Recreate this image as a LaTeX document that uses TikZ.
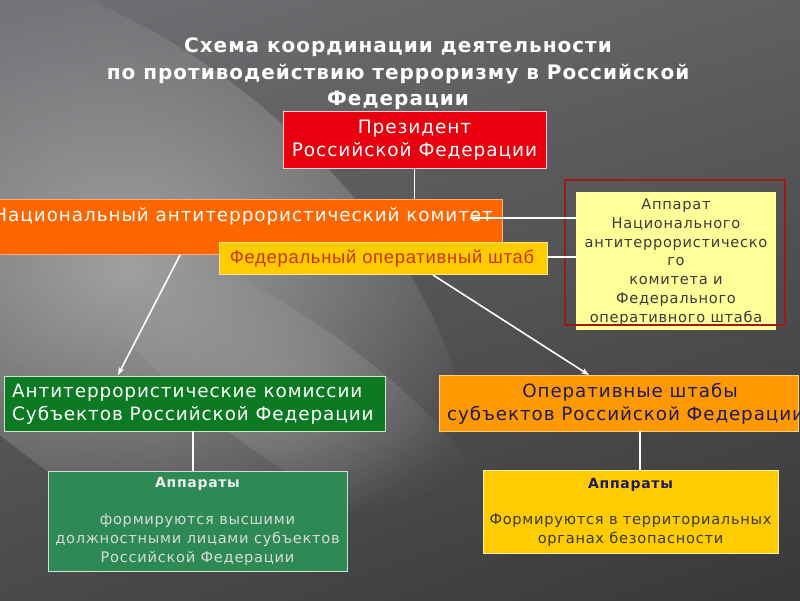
\documentclass[tikz,border=0pt]{standalone}
\usepackage{fontspec}
\setmainfont{DejaVu Sans}[LetterSpace=5]
\newfontfamily\arialf{Liberation Sans}[LetterSpace=4]
\usetikzlibrary{fadings,arrows.meta,shadings}
\definecolor{presred}{HTML}{E8000E}
\definecolor{nakorange}{HTML}{FF6600}
\definecolor{foshyellow}{HTML}{FFCC00}
\definecolor{foshtext}{HTML}{CC3300}
\definecolor{framered}{HTML}{A01818}
\definecolor{appyellow}{HTML}{FFFF99}
\definecolor{akgreen}{HTML}{0B7A22}
\definecolor{gappgreen}{HTML}{2E8A55}
\definecolor{oshorange}{HTML}{FF9900}
\definecolor{navy}{HTML}{1F1A66}
\definecolor{apptext}{HTML}{3A3A3A}
\definecolor{bgUL}{RGB}{112,112,116}
\definecolor{bgUR}{RGB}{96,96,98}
\definecolor{bgLL}{RGB}{74,74,76}
\definecolor{bgLR}{RGB}{56,56,58}
\tikzfading[name=softfade, inner color=transparent!0, outer color=transparent!100]
\begin{document}
\begin{tikzpicture}[x=1pt,y=-1pt,
  box/.style={inner sep=0pt, line width=0.9pt},
  txt/.style={inner sep=0pt, align=center},
  conn/.style={draw=white, line width=1.6pt},
  arr/.style={conn, -{Stealth[length=8pt,width=6pt]}}]
\clip (0,0) rectangle (800,600);
% background
\shade[upper left=bgUL, upper right=bgUR, lower left=bgLL, lower right=bgLR]
  (0,0) rectangle (800,600);
\fill[white, opacity=0.42, path fading=softfade, rotate around={-40:(130,270)}]
  (130,270) ellipse (400 and 210);
\fill[white, opacity=0.18, path fading=softfade, rotate around={-35:(290,390)}]
  (290,390) ellipse (240 and 70);
% title
\node[txt, text=white, font=\bfseries\fontsize{20}{26.5}\selectfont] (title) at (398,74)
  {Схема координации деятельности\\по противодействию терроризму в Российской\\Федерации};
% president
\node[box, draw=white!80!presred, fill=presred, minimum width=263, minimum height=57] (pres) at (414.5,139.5) {};
\node[txt, text=white, font=\fontsize{18.5}{23}\selectfont] (presT) at (414.5,140) {Президент\\Российской Федерации};
% NAK
\node[box, draw=nakorange!55!white, fill=nakorange, minimum width=512, minimum height=55] (nak) at (246,226.5) {};
\node[txt, text=white, font=\fontsize{18.4}{20}\selectfont, anchor=east] (nakT) at (493,216) {Национальный антитеррористический комитет};
% FOSh
\node[box, draw=foshyellow!50!white, fill=foshyellow, minimum width=328, minimum height=32] (fosh) at (383,258) {};
\node[txt, text=foshtext, font=\arialf\fontsize{18.4}{18}\selectfont] (foshT) at (382,259) {Федеральный оперативный штаб};
% apparatus of NAK
\node[box, fill=appyellow, minimum width=200, minimum height=138] (app) at (676,261) {};
\node[draw=framered, line width=1.2pt, inner sep=0pt, minimum width=220, minimum height=145] (frame) at (675,252.5) {};
\node[txt, text=apptext, font=\fontsize{14.6}{18.8}\selectfont] (appT) at (676,262)
  {Аппарат\\Национального\\антитеррористическо\\го\\комитета и\\Федерального\\оперативного штаба};
% connectors top
\coordinate (nakR) at (470,218);
\draw[conn] (pres.south) -- (pres.south |- nak.north);
\draw[conn] (nakR) -- (nakR -| app.west);
\draw[conn] (fosh.east |- 0,257) -- (app.west |- 0,257);
% AK
\node[box, draw=white!80!akgreen, fill=akgreen, minimum width=381, minimum height=55] (ak) at (194.5,403.5) {};
\node[txt, text=white, font=\fontsize{18.4}{23}\selectfont, align=left, anchor=west] (akT) at (12,404) {Антитеррористические комиссии\\Субъектов Российской Федерации};
% OSh
\node[box, draw=oshorange!50!white, fill=oshorange, minimum width=359, minimum height=56] (osh) at (618.5,403) {};
\node[txt, text=navy, font=\fontsize{18.3}{23}\selectfont] (oshT1) at (630,392) {Оперативные штабы};
\node[txt, text=navy, font=\fontsize{18.3}{23}\selectfont, anchor=west] (oshT2) at (447,415) {субъектов Российской Федерации};
% arrows
\coordinate (a1s) at (180,255);
\coordinate (a2s) at (433,275);
\draw[arr] (a1s) -- (118,375);
\draw[arr] (a2s) -- (589,375);
% green apparatus
\node[box, draw=white!75!gappgreen, fill=gappgreen, minimum width=299, minimum height=100] (gapp) at (197.5,521) {};
\node[txt, text=white!92!black, font=\bfseries\fontsize{14}{16}\selectfont] (gappH) at (197.5,484) {Аппараты};
\node[txt, text=white!85!black, font=\fontsize{14.6}{19}\selectfont] (gappT) at (197.5,539.5)
  {формируются высшими\\должностными лицами субъектов\\Российской Федерации};
% yellow apparatus
\node[box, draw=white!70!foshyellow, fill=foshyellow, minimum width=295, minimum height=83] (yapp) at (630.5,511.5) {};
\node[txt, text=navy, font=\bfseries\fontsize{14}{16}\selectfont] (yappH) at (630.5,485) {Аппараты};
\node[txt, text=apptext, font=\fontsize{14.6}{18.5}\selectfont] (yappT) at (630.5,530)
  {Формируются в территориальных\\органах безопасности};
\draw[conn] (ak.south -| 193,0) -- (gapp.north -| 193,0);
\draw[conn] (osh.south -| 640,0) -- (yapp.north -| 640,0);
\end{tikzpicture}
\end{document}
------------
### AIM:
Return the material word for word. Pictures are not part of the copy.

### FINISHED EXERCISE:
Recreate this image as a LaTeX document that uses TikZ.
\documentclass[tikz,border=0pt]{standalone}
\usepackage{fontspec}
\setmainfont{DejaVu Sans}[LetterSpace=5]
\newfontfamily\arialf{Liberation Sans}[LetterSpace=4]
\usetikzlibrary{fadings,arrows.meta,shadings}
\definecolor{presred}{HTML}{E8000E}
\definecolor{nakorange}{HTML}{FF6600}
\definecolor{foshyellow}{HTML}{FFCC00}
\definecolor{foshtext}{HTML}{CC3300}
\definecolor{framered}{HTML}{A01818}
\definecolor{appyellow}{HTML}{FFFF99}
\definecolor{akgreen}{HTML}{0B7A22}
\definecolor{gappgreen}{HTML}{2E8A55}
\definecolor{oshorange}{HTML}{FF9900}
\definecolor{navy}{HTML}{1F1A66}
\definecolor{apptext}{HTML}{3A3A3A}
\definecolor{bgUL}{RGB}{112,112,116}
\definecolor{bgUR}{RGB}{96,96,98}
\definecolor{bgLL}{RGB}{74,74,76}
\definecolor{bgLR}{RGB}{56,56,58}
\tikzfading[name=softfade, inner color=transparent!0, outer color=transparent!100]
\begin{document}
\begin{tikzpicture}[x=1pt,y=-1pt,
  box/.style={inner sep=0pt, line width=0.9pt},
  txt/.style={inner sep=0pt, align=center},
  conn/.style={draw=white, line width=1.6pt},
  arr/.style={conn, -{Stealth[length=8pt,width=6pt]}}]
\clip (0,0) rectangle (800,600);
% background
\shade[upper left=bgUL, upper right=bgUR, lower left=bgLL, lower right=bgLR]
  (0,0) rectangle (800,600);
\fill[white, opacity=0.42, path fading=softfade, rotate around={-40:(130,270)}]
  (130,270) ellipse (400 and 210);
\fill[white, opacity=0.18, path fading=softfade, rotate around={-35:(290,390)}]
  (290,390) ellipse (240 and 70);
% title
\node[txt, text=white, font=\bfseries\fontsize{20}{26.5}\selectfont] (title) at (398,74)
  {Схема координации деятельности\\по противодействию терроризму в Российской\\Федерации};
% president
\node[box, draw=white!80!presred, fill=presred, minimum width=263, minimum height=57] (pres) at (414.5,139.5) {};
\node[txt, text=white, font=\fontsize{18.5}{23}\selectfont] (presT) at (414.5,140) {Президент\\Российской Федерации};
% NAK
\node[box, draw=nakorange!55!white, fill=nakorange, minimum width=512, minimum height=55] (nak) at (246,226.5) {};
\node[txt, text=white, font=\fontsize{18.4}{20}\selectfont, anchor=east] (nakT) at (493,216) {Национальный антитеррористический комитет};
% FOSh
\node[box, draw=foshyellow!50!white, fill=foshyellow, minimum width=328, minimum height=32] (fosh) at (383,258) {};
\node[txt, text=foshtext, font=\arialf\fontsize{18.4}{18}\selectfont] (foshT) at (382,259) {Федеральный оперативный штаб};
% apparatus of NAK
\node[box, fill=appyellow, minimum width=200, minimum height=138] (app) at (676,261) {};
\node[draw=framered, line width=1.2pt, inner sep=0pt, minimum width=220, minimum height=145] (frame) at (675,252.5) {};
\node[txt, text=apptext, font=\fontsize{14.6}{18.8}\selectfont] (appT) at (676,262)
  {Аппарат\\Национального\\антитеррористическо\\го\\комитета и\\Федерального\\оперативного штаба};
% connectors top
\coordinate (nakR) at (470,218);
\draw[conn] (pres.south) -- (pres.south |- nak.north);
\draw[conn] (nakR) -- (nakR -| app.west);
\draw[conn] (fosh.east |- 0,257) -- (app.west |- 0,257);
% AK
\node[box, draw=white!80!akgreen, fill=akgreen, minimum width=381, minimum height=55] (ak) at (194.5,403.5) {};
\node[txt, text=white, font=\fontsize{18.4}{23}\selectfont, align=left, anchor=west] (akT) at (12,404) {Антитеррористические комиссии\\Субъектов Российской Федерации};
% OSh
\node[box, draw=oshorange!50!white, fill=oshorange, minimum width=359, minimum height=56] (osh) at (618.5,403) {};
\node[txt, text=navy, font=\fontsize{18.3}{23}\selectfont] (oshT1) at (630,392) {Оперативные штабы};
\node[txt, text=navy, font=\fontsize{18.3}{23}\selectfont, anchor=west] (oshT2) at (447,415) {субъектов Российской Федерации};
% arrows
\coordinate (a1s) at (180,255);
\coordinate (a2s) at (433,275);
\draw[arr] (a1s) -- (118,375);
\draw[arr] (a2s) -- (589,375);
% green apparatus
\node[box, draw=white!75!gappgreen, fill=gappgreen, minimum width=299, minimum height=100] (gapp) at (197.5,521) {};
\node[txt, text=white!92!black, font=\bfseries\fontsize{14}{16}\selectfont] (gappH) at (197.5,484) {Аппараты};
\node[txt, text=white!85!black, font=\fontsize{14.6}{19}\selectfont] (gappT) at (197.5,539.5)
  {формируются высшими\\должностными лицами субъектов\\Российской Федерации};
% yellow apparatus
\node[box, draw=white!70!foshyellow, fill=foshyellow, minimum width=295, minimum height=83] (yapp) at (630.5,511.5) {};
\node[txt, text=navy, font=\bfseries\fontsize{14}{16}\selectfont] (yappH) at (630.5,485) {Аппараты};
\node[txt, text=apptext, font=\fontsize{14.6}{18.5}\selectfont] (yappT) at (630.5,530)
  {Формируются в территориальных\\органах безопасности};
\draw[conn] (ak.south -| 193,0) -- (gapp.north -| 193,0);
\draw[conn] (osh.south -| 640,0) -- (yapp.north -| 640,0);
\end{tikzpicture}
\end{document}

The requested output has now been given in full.